Proportionality asks whether the good you achieve by fighting outweighs the harm you cause, counting every broken life and every destroyed home. Necessity asks whether there is any less harmful way to achieve the same goal. Imagine someone threatens your life. Killing them might be proportionate, but if you could safely knock them out instead, then killing would be unnecessary — and therefore wrong. War constantly demands that same reasoning, multiplied by thousands of lives.

These judgments have to be made with terrible uncertainty, before anyone knows how things will turn out. A war or a battle might be the only way to avoid a larger disaster, but predicting that is excruciatingly hard. That is why soldiers are morally required to take extra risks on themselves in order to protect innocent people, rather than always choosing the path that’s safest for their own side. The law says you must take “all feasible precautions” to avoid killing noncombatants. In real wars, that often doesn’t happen — but the philosophical standard is clear and demanding.

Why This Fight Still Matters to You

The drone-era news cycle asks you to decide, again and again, whether a war was just.

Right now, war is not just for soldiers on a distant battlefield. Your own government might be deciding whether to launch a drone strike, whether to send aid to a resistance movement, or whether to stay out of a conflict that is killing civilians by the tens of thousands. The news shows pictures of destroyed hospitals and fleeing families, and you have to decide what you think.
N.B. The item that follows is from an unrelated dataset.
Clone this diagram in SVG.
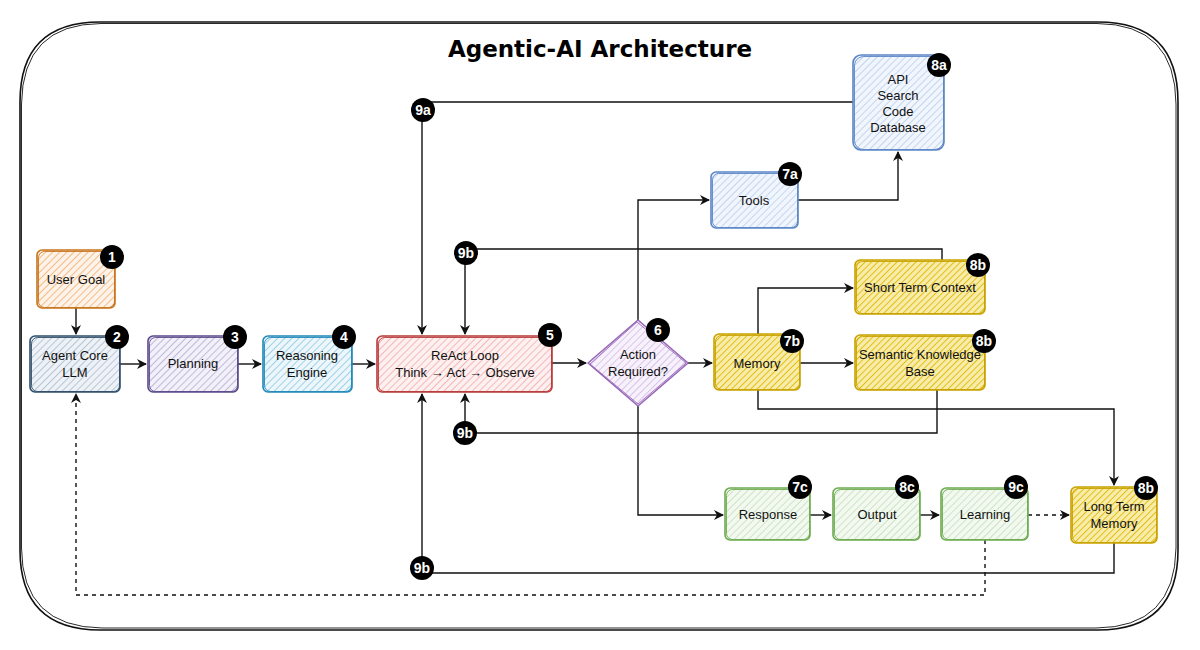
<svg xmlns="http://www.w3.org/2000/svg" width="1200" height="650" viewBox="0 0 1200 650">
  <style>
    .lbl { font-family: "Liberation Sans", Arial, sans-serif; font-size: 13px; fill: #111; text-anchor: middle; }
    .badge circle { fill: #000; }
    .badge text { font-family: "Liberation Sans", Arial, sans-serif; font-size: 14px; font-weight: bold; fill: #fff; text-anchor: middle; }
    .edge { fill: none; stroke: #111; stroke-width: 1.4; }
    .dash { stroke-dasharray: 4 4; }
    .frame { fill: none; stroke: #111; }
    .title { font-family: "DejaVu Sans", "Liberation Sans", sans-serif; font-size: 23px; font-weight: bold; fill: #000; text-anchor: middle; }
    .box { stroke-width: 1.6; stroke-linejoin: round; }
    .box2 { fill: none; stroke-width: 0.9; stroke-linejoin: round; }
  </style>
  <defs>
    <marker id="arrow" viewBox="0 0 10 10" refX="9" refY="5" markerWidth="10" markerHeight="10" markerUnits="userSpaceOnUse" orient="auto">
      <path d="M0,0 L10,5 L0,10 L3,5 Z" fill="#111"/>
    </marker>
    <pattern id="h-orange" width="5" height="5" patternUnits="userSpaceOnUse" patternTransform="rotate(45)">
      <rect width="5" height="5" fill="#fdf3ea"/><line x1="0" y1="0" x2="0" y2="5" stroke="#f3a55a" stroke-width="1.4"/>
    </pattern>
    <pattern id="h-core" width="5" height="5" patternUnits="userSpaceOnUse" patternTransform="rotate(45)">
      <rect width="5" height="5" fill="#eef2f6"/><line x1="0" y1="0" x2="0" y2="5" stroke="#9fb3c8" stroke-width="1.4"/>
    </pattern>
    <pattern id="h-purple" width="5" height="5" patternUnits="userSpaceOnUse" patternTransform="rotate(45)">
      <rect width="5" height="5" fill="#f2f0f8"/><line x1="0" y1="0" x2="0" y2="5" stroke="#aca2d0" stroke-width="1.4"/>
    </pattern>
    <pattern id="h-teal" width="5" height="5" patternUnits="userSpaceOnUse" patternTransform="rotate(45)">
      <rect width="5" height="5" fill="#ecf6fb"/><line x1="0" y1="0" x2="0" y2="5" stroke="#80c3df" stroke-width="1.4"/>
    </pattern>
    <pattern id="h-red" width="5" height="5" patternUnits="userSpaceOnUse" patternTransform="rotate(45)">
      <rect width="5" height="5" fill="#fdf0f0"/><line x1="0" y1="0" x2="0" y2="5" stroke="#f2a0a0" stroke-width="1.4"/>
    </pattern>
    <pattern id="h-violet" width="5" height="5" patternUnits="userSpaceOnUse" patternTransform="rotate(45)">
      <rect width="5" height="5" fill="#f7f1fb"/><line x1="0" y1="0" x2="0" y2="5" stroke="#cfb3e3" stroke-width="1.4"/>
    </pattern>
    <pattern id="h-blue" width="5" height="5" patternUnits="userSpaceOnUse" patternTransform="rotate(45)">
      <rect width="5" height="5" fill="#f1f5fc"/><line x1="0" y1="0" x2="0" y2="5" stroke="#b1c9ee" stroke-width="1.4"/>
    </pattern>
    <pattern id="h-yellow" width="4.5" height="4.5" patternUnits="userSpaceOnUse" patternTransform="rotate(45)">
      <rect width="4.5" height="4.5" fill="#f8ecaa"/><line x1="0" y1="0" x2="0" y2="4.5" stroke="#e2bd10" stroke-width="1.9"/>
    </pattern>
    <pattern id="h-green" width="5" height="5" patternUnits="userSpaceOnUse" patternTransform="rotate(45)">
      <rect width="5" height="5" fill="#f3f9f0"/><line x1="0" y1="0" x2="0" y2="5" stroke="#bcdcae" stroke-width="1.4"/>
    </pattern>
  </defs>

  <rect width="1200" height="650" fill="#fff"/>

  <!-- outer frame, drawn twice with a slight offset for a hand-drawn look -->
  <g id="frame">
    <path class="frame" stroke-width="1.6" d="M100,22 H1098 Q1178,22 1178,102 V550 Q1178,630 1098,630 H100 Q20,630 20,550 V102 Q20,22 100,22 Z"/>
    <path class="frame" stroke-width="0.9" d="M101,23.5 H1097 Q1175.5,24 1176,104 V548 Q1175,627.5 1096,628 H102 Q22,627 21.5,548 V104 Q22.5,24 101,23.5 Z"/>
  </g>

  <text class="title" x="600" y="57">Agentic-AI Architecture</text>

  <!-- connectors -->
  <g id="connectors">
    <path class="edge" d="M76,308 V334" marker-end="url(#arrow)"/>
    <path class="edge" d="M120,364 H146" marker-end="url(#arrow)"/>
    <path class="edge" d="M238,364 H261" marker-end="url(#arrow)"/>
    <path class="edge" d="M352,364 H375" marker-end="url(#arrow)"/>
    <path class="edge" d="M552,363 H586" marker-end="url(#arrow)"/>
    <path class="edge" d="M688,363 H712" marker-end="url(#arrow)"/>
    <path class="edge" d="M638,320 V200 H709" marker-end="url(#arrow)"/>
    <path class="edge" d="M638,406 V515 H723" marker-end="url(#arrow)"/>
    <path class="edge" d="M798,200 H898 V152" marker-end="url(#arrow)"/>
    <path class="edge" d="M853,102 H422 V334" marker-end="url(#arrow)"/>
    <path class="edge" d="M942,260 V249 H465 V334" marker-end="url(#arrow)"/>
    <path class="edge" d="M758,334 V288 H853" marker-end="url(#arrow)"/>
    <path class="edge" d="M800,363 H853" marker-end="url(#arrow)"/>
    <path class="edge" d="M937,390 V433 H465 V394" marker-end="url(#arrow)"/>
    <path class="edge" d="M758,390 V409 H1114 V485" marker-end="url(#arrow)"/>
    <path class="edge" d="M810,515 H831" marker-end="url(#arrow)"/>
    <path class="edge" d="M920,515 H939" marker-end="url(#arrow)"/>
    <path class="edge dash" d="M1028,515 H1069" marker-end="url(#arrow)"/>
    <path class="edge" d="M1114,543 V573 H422 V394" marker-end="url(#arrow)"/>
    <path class="edge dash" d="M985,540 V595 H76 V394" marker-end="url(#arrow)"/>
  </g>

  <!-- nodes -->
  <g id="user-goal">
    <rect class="box" x="37" y="250" width="78" height="58" rx="5" fill="url(#h-orange)" stroke="#c8741c"/>
    <rect class="box2" x="38.5" y="251.5" width="76" height="56" rx="6" stroke="#c8741c"/>
    <text class="lbl" x="76" y="284">User Goal</text>
  </g>
  <g id="agent-core">
    <rect class="box" x="30" y="336" width="90" height="56" rx="5" fill="url(#h-core)" stroke="#2f4d6b"/>
    <rect class="box2" x="31.5" y="337.5" width="88" height="54" rx="6" stroke="#2f4d6b"/>
    <text class="lbl" x="75" y="360">Agent Core</text>
    <text class="lbl" x="75" y="377">LLM</text>
  </g>
  <g id="planning">
    <rect class="box" x="148" y="336" width="90" height="56" rx="5" fill="url(#h-purple)" stroke="#5b4a8b"/>
    <rect class="box2" x="149.5" y="337.5" width="88" height="54" rx="6" stroke="#5b4a8b"/>
    <text class="lbl" x="193" y="368">Planning</text>
  </g>
  <g id="reasoning">
    <rect class="box" x="263" y="336" width="89" height="56" rx="5" fill="url(#h-teal)" stroke="#2088b8"/>
    <rect class="box2" x="264.5" y="337.5" width="87" height="54" rx="6" stroke="#2088b8"/>
    <text class="lbl" x="307" y="360">Reasoning</text>
    <text class="lbl" x="307" y="377">Engine</text>
  </g>
  <g id="react-loop">
    <rect class="box" x="377" y="336" width="175" height="56" rx="5" fill="url(#h-red)" stroke="#b83a3a"/>
    <rect class="box2" x="378.5" y="337.5" width="173" height="54" rx="6" stroke="#b83a3a"/>
    <text class="lbl" x="465" y="360">ReAct Loop</text>
    <text class="lbl" x="465" y="377">Think → Act → Observe</text>
  </g>
  <g id="action-required">
    <path class="box" d="M638,320 L688,363 L638,406 L588,363 Z" fill="url(#h-violet)" stroke="#9868b8"/>
    <path class="box2" d="M637,322 L686,363 L638,404 L590,364 Z" stroke="#9868b8"/>
    <text class="lbl" x="638" y="359">Action</text>
    <text class="lbl" x="638" y="376">Required?</text>
  </g>
  <g id="tools">
    <rect class="box" x="711" y="172" width="87" height="56" rx="5" fill="url(#h-blue)" stroke="#5b86c6"/>
    <rect class="box2" x="712.5" y="173.5" width="85" height="54" rx="6" stroke="#5b86c6"/>
    <text class="lbl" x="754" y="205">Tools</text>
  </g>
  <g id="external">
    <rect class="box" x="853" y="55" width="91" height="95" rx="8" fill="url(#h-blue)" stroke="#5b86c6"/>
    <rect class="box2" x="854.5" y="56.5" width="89" height="93" rx="9" stroke="#5b86c6"/>
    <text class="lbl" x="898" y="84">API</text>
    <text class="lbl" x="898" y="100">Search</text>
    <text class="lbl" x="898" y="116">Code</text>
    <text class="lbl" x="898" y="132">Database</text>
  </g>
  <g id="memory">
    <rect class="box" x="714" y="334" width="86" height="56" rx="5" fill="url(#h-yellow)" stroke="#c8a200"/>
    <rect class="box2" x="715.5" y="335.5" width="84" height="54" rx="6" stroke="#c8a200"/>
    <text class="lbl" x="757" y="368">Memory</text>
  </g>
  <g id="short-term">
    <rect class="box" x="855" y="260" width="130" height="54" rx="5" fill="url(#h-yellow)" stroke="#c8a200"/>
    <rect class="box2" x="856.5" y="261.5" width="128" height="52" rx="6" stroke="#c8a200"/>
    <text class="lbl" x="920" y="292">Short Term Context</text>
  </g>
  <g id="semantic">
    <rect class="box" x="855" y="335" width="130" height="55" rx="5" fill="url(#h-yellow)" stroke="#c8a200"/>
    <rect class="box2" x="856.5" y="336.5" width="128" height="53" rx="6" stroke="#c8a200"/>
    <text class="lbl" x="920" y="359">Semantic Knowledge</text>
    <text class="lbl" x="920" y="376">Base</text>
  </g>
  <g id="response">
    <rect class="box" x="725" y="488" width="85" height="52" rx="5" fill="url(#h-green)" stroke="#6cab4f"/>
    <rect class="box2" x="726.5" y="489.5" width="83" height="50" rx="6" stroke="#6cab4f"/>
    <text class="lbl" x="768" y="519">Response</text>
  </g>
  <g id="output">
    <rect class="box" x="833" y="488" width="87" height="52" rx="5" fill="url(#h-green)" stroke="#6cab4f"/>
    <rect class="box2" x="834.5" y="489.5" width="85" height="50" rx="6" stroke="#6cab4f"/>
    <text class="lbl" x="877" y="519">Output</text>
  </g>
  <g id="learning">
    <rect class="box" x="941" y="488" width="87" height="52" rx="5" fill="url(#h-green)" stroke="#6cab4f"/>
    <rect class="box2" x="942.5" y="489.5" width="85" height="50" rx="6" stroke="#6cab4f"/>
    <text class="lbl" x="985" y="519">Learning</text>
  </g>
  <g id="long-term">
    <rect class="box" x="1071" y="487" width="86" height="56" rx="5" fill="url(#h-yellow)" stroke="#c8a200"/>
    <rect class="box2" x="1072.5" y="488.5" width="84" height="54" rx="6" stroke="#c8a200"/>
    <text class="lbl" x="1114" y="511">Long Term</text>
    <text class="lbl" x="1114" y="528">Memory</text>
  </g>

  <!-- numbered badges -->
  <g id="badges">
    <g class="badge"><circle cx="112" cy="257" r="12"/><text x="112" y="262">1</text></g>
    <g class="badge"><circle cx="117" cy="337" r="12"/><text x="117" y="342">2</text></g>
    <g class="badge"><circle cx="235" cy="337" r="12"/><text x="235" y="342">3</text></g>
    <g class="badge"><circle cx="344" cy="337" r="12"/><text x="344" y="342">4</text></g>
    <g class="badge"><circle cx="550" cy="335" r="12"/><text x="550" y="340">5</text></g>
    <g class="badge"><circle cx="658" cy="330" r="12"/><text x="658" y="335">6</text></g>
    <g class="badge"><circle cx="790" cy="174" r="12"/><text x="790" y="179">7a</text></g>
    <g class="badge"><circle cx="939" cy="65" r="12"/><text x="939" y="70">8a</text></g>
    <g class="badge"><circle cx="792" cy="341" r="12"/><text x="792" y="346">7b</text></g>
    <g class="badge"><circle cx="978" cy="265" r="12"/><text x="978" y="270">8b</text></g>
    <g class="badge"><circle cx="984" cy="341" r="12"/><text x="984" y="346">8b</text></g>
    <g class="badge"><circle cx="800" cy="487" r="12"/><text x="800" y="492">7c</text></g>
    <g class="badge"><circle cx="907" cy="487" r="12"/><text x="907" y="492">8c</text></g>
    <g class="badge"><circle cx="1016" cy="487" r="12"/><text x="1016" y="492">9c</text></g>
    <g class="badge"><circle cx="1146" cy="488" r="12"/><text x="1146" y="493">8b</text></g>
    <g class="badge"><circle cx="423" cy="110" r="12"/><text x="423" y="115">9a</text></g>
    <g class="badge"><circle cx="466" cy="253" r="12"/><text x="466" y="258">9b</text></g>
    <g class="badge"><circle cx="465" cy="433" r="12"/><text x="465" y="438">9b</text></g>
    <g class="badge"><circle cx="422" cy="568" r="12"/><text x="422" y="573">9b</text></g>
  </g>
</svg>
The same question that froze that soldier in Iraq in 2003 freezes you now: What makes killing in war right, and what makes it murder? The traditionalist and revisionist philosophers don’t have a neat final answer you can memorize. They give you a map of the arguments, the tensions, and the costs. They show you that even the most basic rule — don’t kill civilians — is harder to lock in place than we hope, and that war is a moral fog from start to finish. Understanding how reasonable people can disagree so deeply doesn’t make the choices easy. But it does mean you can face them with open eyes, knowing what is truly at stake.

Think about it

  1. If two countries go to war and you are drafted to fight, would you want to know whether your country’s cause is just before you pull the trigger? Or is your duty just to follow orders and fight?
  2. Can you think of a conflict — in history, in a book, or in a video game — where both sides believed they were right? Could they both be right? Or must one side be wrong?
  3. Suppose a drone could end a war by targeting a single powerful person, but doing so would also kill a few innocent bystanders who happen to be nearby. How would you decide if that strike is worth it? What details would you need to know?